Mortgage rates for fixed 30-year loans in the U.S. dropped to a record low amid signs that the housing market is beginning to emerge from the worst slump since the 1930s.
The rate fell to 4.71 percent for the week ended today, the lowest since mortgage buyer Freddie Mac began compiling the data in 1971. The average 15-year rate was 4.27 percent, the McLean, Virginia-based company said today in a statement.
"I don't think they can go much lower," said George Mokrzan, senior economist at Huntington National Bank in Columbus, Ohio. "I think frankly they're at one of the lowest points they're going to achieve for a long time."

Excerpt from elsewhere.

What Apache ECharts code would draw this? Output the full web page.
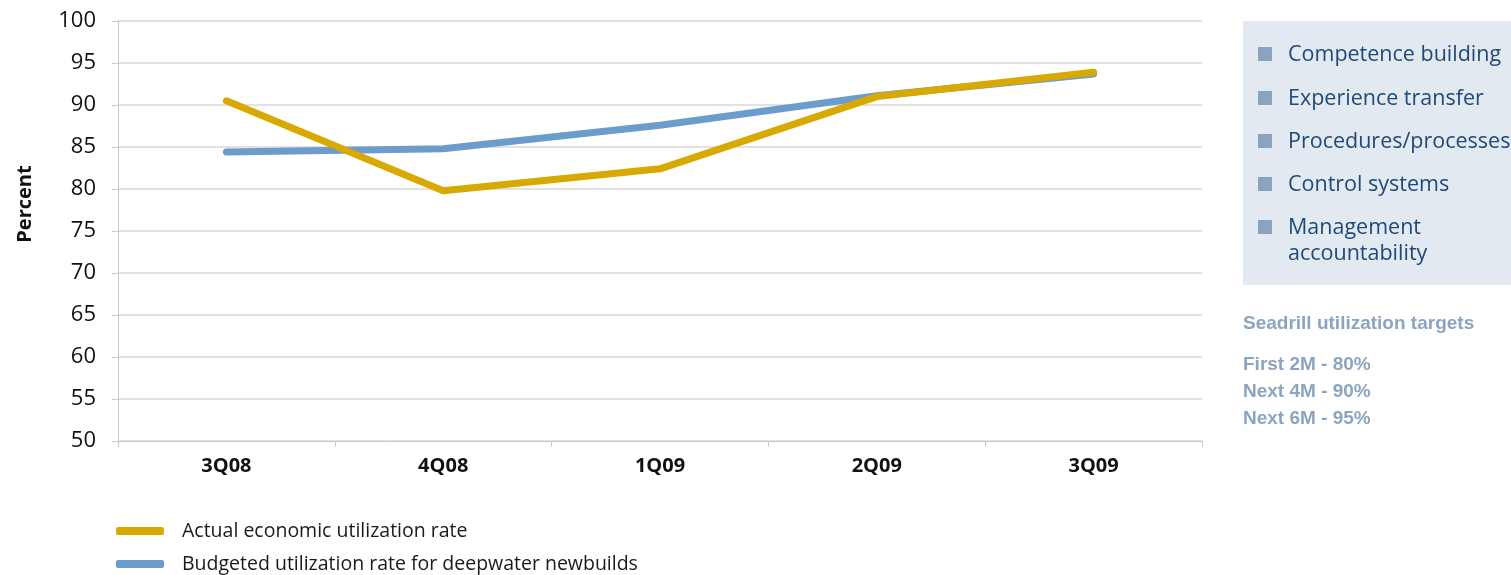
<!DOCTYPE html>
<html>
<head>
<meta charset="utf-8">
<script src="https://cdn.jsdelivr.net/npm/echarts@6/dist/echarts.min.js"></script>
<style>
  html, body { margin: 0; padding: 0; background: #fff; }
  #chart { width: 1511px; height: 575px; }
</style>
</head>
<body>
<div id="chart"></div>
<script>
// Quarterly utilization of deepwater newbuilds (percent)
const quarters = ['3Q08', '4Q08', '1Q09', '2Q09', '3Q09'];
const actualRate = [90.5, 79.8, 82.4, 91.0, 93.9];
const budgetedRate = [84.4, 84.8, 87.6, 91.1, 93.7];
const seriesNames = ['Actual economic utilization rate', 'Budgeted utilization rate for deepwater newbuilds'];

// Side panel content
const focusAreas = ['Competence building', 'Experience transfer', 'Procedures/processes', 'Control systems', 'Management\naccountability'];
const targetsTitle = 'Seadrill utilization targets';
const targets = ['First 2M - 80%', 'Next 4M - 90%', 'Next 6M - 95%'];

const GOLD = '#d8a900';
const BLUE = '#6b9ccc';
const FONT = '"Open Sans", "Noto Sans", sans-serif';
const BOLD_SANS = 'bold 19px "Liberation Sans", Arial, sans-serif';

const chart = echarts.init(document.getElementById('chart'), null, { renderer: 'canvas' });

// Side panel graphics
const panelX = 1243, panelY = 21, panelW = 268, panelH = 264;
const graphics = [{
  type: 'rect', shape: { x: panelX, y: panelY, width: panelW, height: panelH },
  style: { fill: '#e3e9f0' }, silent: true
}];
const rowY = [54, 98, 141, 184, 227];
focusAreas.forEach((t, i) => {
  graphics.push({
    type: 'rect', shape: { x: 1258, y: rowY[i] - 7, width: 14, height: 14 },
    style: { fill: '#8aa3bf' }, silent: true
  });
  graphics.push({
    type: 'text', x: 1288, y: rowY[i] - 12,
    style: { text: t, fill: '#1d4a7a', font: '21.5px ' + FONT, lineHeight: 26, textVerticalAlign: 'top' },
    silent: true
  });
});
graphics.push({
  type: 'text', x: 1243, y: 314,
  style: { text: targetsTitle, fill: '#8ba5bf', font: BOLD_SANS },
  silent: true
});
targets.forEach((t, i) => {
  graphics.push({
    type: 'text', x: 1243, y: 355 + i * 27,
    style: { text: t, fill: '#8ba5bf', font: BOLD_SANS },
    silent: true
  });
});
// Y axis title
graphics.push({
  type: 'text', x: 25, y: 204, rotation: Math.PI / 2,
  style: { text: 'Percent', fill: '#111', font: 'bold 20px ' + FONT, textAlign: 'center', textVerticalAlign: 'middle' },
  silent: true
});

const legendCommon = {
  left: 111, itemWidth: 48, itemHeight: 8, icon: 'roundRect',
  textStyle: { fontSize: 19.5, color: '#1a1a1a', fontFamily: FONT, padding: [0, 0, 0, 13] }
};

chart.setOption({
  animation: false,
  textStyle: { fontFamily: FONT },
  grid: { left: 118, top: 21, right: 309, bottom: 134, containLabel: false },
  legend: [
    Object.assign({ top: 516, data: [seriesNames[0]] }, legendCommon),
    Object.assign({ top: 549, data: [seriesNames[1]] }, legendCommon)
  ],
  xAxis: {
    type: 'category', data: quarters, boundaryGap: true,
    axisLine: { lineStyle: { color: '#c8c8c8', width: 1 } },
    axisTick: { show: true, length: 6, lineStyle: { color: '#c8c8c8' } },
    axisLabel: { color: '#111', fontWeight: 'bold', fontSize: 20, margin: 15, fontFamily: FONT }
  },
  yAxis: {
    type: 'value', min: 50, max: 100, interval: 5,
    axisLine: { show: true, lineStyle: { color: '#c8c8c8' } },
    axisTick: { show: true, length: 6, inside: false, lineStyle: { color: '#c8c8c8' } },
    axisLabel: { color: '#111', fontSize: 22, margin: 22, fontFamily: FONT },
    splitLine: { lineStyle: { color: '#d9d9d9', width: 1.5 } }
  },
  series: [
    {
      name: seriesNames[1], type: 'line', data: budgetedRate, z: 2,
      showSymbol: false, symbol: 'none',
      lineStyle: { color: BLUE, width: 7, cap: 'round', join: 'round' },
      itemStyle: { color: BLUE }
    },
    {
      name: seriesNames[0], type: 'line', data: actualRate, z: 3,
      showSymbol: false, symbol: 'none',
      lineStyle: { color: GOLD, width: 7, cap: 'round', join: 'round' },
      itemStyle: { color: GOLD }
    }
  ],
  graphic: graphics
});
</script>
</body>
</html>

Low mortgage costs and a tax credit for first-time homebuyers are helping increase demand for property as the number of contracts to buy previously owned homes rose in October and mortgage applications gained last week. The highest U.S. unemployment rate in 26 years is depriving the housing market of buyers and adding to the number of foreclosed properties for sale, helping push home prices lower.

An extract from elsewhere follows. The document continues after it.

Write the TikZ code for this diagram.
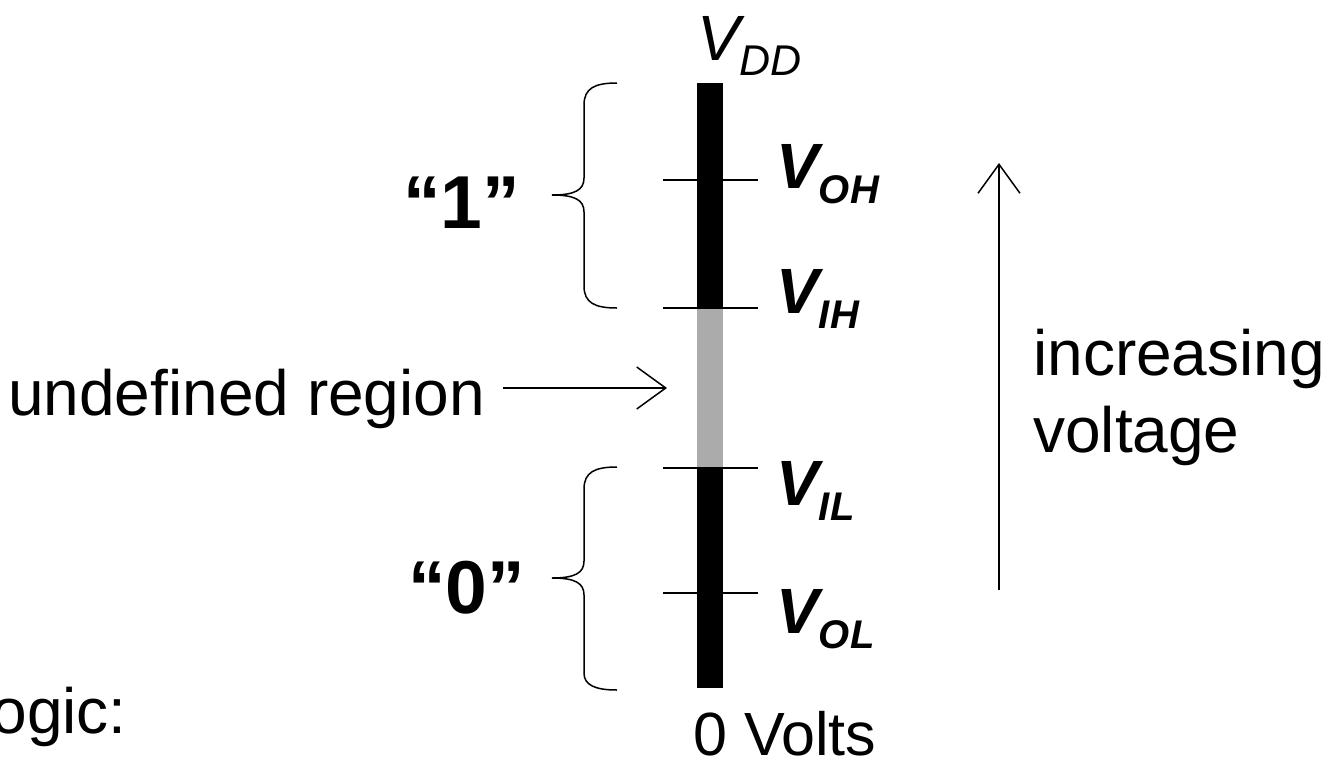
\documentclass[tikz,border=0pt]{standalone}
\usepackage{fontspec}
\setmainfont{Liberation Sans}
\usetikzlibrary{arrows.meta}
\newcommand\lsub[2]{\raisebox{-15pt}{\fontsize{#1}{#1}\selectfont #2}}
\begin{document}
\begin{tikzpicture}[x=1pt,y=-1pt,
  txt/.style={inner sep=0pt, anchor=base west, font=\fontsize{64}{77}\selectfont},
  lbl/.style={inner sep=0pt, anchor=base west, font=\fontsize{64}{77}\selectfont\bfseries\itshape},
  qlbl/.style={inner sep=0pt, anchor=base west, font=\fontsize{75}{80}\selectfont\bfseries},
  tickline/.style={line width=2pt},
  arr/.style={line width=1.5pt, -{Straight Barb[length=29pt,width=42pt,line width=1.5pt]}},
  bracepath/.style={line width=1.5pt}
]
\useasboundingbox (0,0) rectangle (1326,761);
\fill[white] (0,0) rectangle (1326,761);

% voltage bar
\fill[black] (697,83) rectangle (723,308);
\fill[black!33] (697,308) rectangle (723,468);
\fill[black] (697,468) rectangle (723,688);

% ticks
\draw[tickline] (663,180) -- (758,180);
\draw[tickline] (663,308) -- (758,308);
\draw[tickline] (663,468) -- (758,468);
\draw[tickline] (663,593) -- (758,593);

% labels
\node[txt, font=\fontsize{64}{77}\selectfont\itshape] (vdd) at (697,60) {V\lsub{43}{DD}};
\node[lbl] (voh) at (776,188) {V\lsub{40}{OH}};
\node[lbl] (vih) at (776,313) {V\lsub{40}{IH}};
\node[lbl] (vil) at (776,505) {V\lsub{40}{IL}};
\node[lbl] (vol) at (776,633) {V\lsub{40}{OL}};
\node[txt, font=\fontsize{61}{70}\selectfont] (zero) at (693,755) {0 Volts};

% logic levels
\node[qlbl] (one) at (403,228) {“1”};
\node[qlbl] (nul) at (408,613) {“0”};

% braces
\draw[bracepath] (617,83) .. controls (595,83) and (584,88) .. (584,105) -- (584,178)
  .. controls (584,190) and (575,195) .. (552,195)
  .. controls (575,195) and (584,200) .. (584,212) -- (584,286)
  .. controls (584,303) and (595,308) .. (617,308);
\draw[bracepath] (617,467) .. controls (595,467) and (584,472) .. (584,489) -- (584,561)
  .. controls (584,573) and (575,578) .. (552,578)
  .. controls (575,578) and (584,583) .. (584,595) -- (584,673)
  .. controls (584,685) and (595,690) .. (617,690);

% undefined region
\node[txt] (undef) at (8,415) {undefined region};
\coordinate (ua) at (503,388);
\coordinate (ub) at (667,388);
\draw[arr] (ua) -- (ub);

% increasing voltage
\coordinate (va) at (999,590);
\coordinate (vb) at (999,163);
\draw[arr] (va) -- (vb);
\node[txt] (inc) at (1033,375) {increasing};
\node[txt] (volt) at (1033,452) {voltage};

% cut-off text
\node[txt, anchor=base east] (logic) at (127,733) {ogic:};
\end{tikzpicture}
\end{document}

"Home prices, we think, will fall until probably the second half of next year," Celia Chen, senior director at Moody's Economy.com in West Chester, Pennsylvania, said by telephone. "The housing market is still going to be very weak next year."
Foreclosures will probably peak in the first quarter of 2010, Chen said. Home prices are being hurt by excess inventory of homes on the market, Chen said. The number of contracts to buy an existing home in the U.S. gained in October as consumers rushed to take advantage of the tax credit that had been scheduled to expire. The index of signed purchase agreements, or pending home sales, climbed 3.7 percent to 114.1 after rising 6 percent in September, the National Association of Realtors said on Dec. 1.
Purchase IndexThe Mortgage Bankers Association's index of applications to purchase a home or refinance a mortgage rose 2.1 percent in the week ended Nov. 27. The purchase index gained 4.1 percent and the refinancing gauge increased 1.7 percent.
A Federal Reserve program to buy as much as $1.25 trillion in securities backed by home loans has helped reduce mortgage rates this year. The program is scheduled to end the first quarter of next year.
The bond purchases from Fannie Mae, Freddie Mac and Ginnie Mae, which buy mortgages from lenders and package them into bonds, brought yields on the securities down this year and allowed lenders to reduce mortgage rates while still selling the securities at a profit.
President Barack Obama signed legislation last month to extend and expand a home-buying tax credit, which may further boost property sales.
The tax credit for first-time buyers was set to expire Nov. 30 and may have sparked an increase in existing home sales in October. Purchases of existing homes rose 10.1 percent to the highest level since February 2007.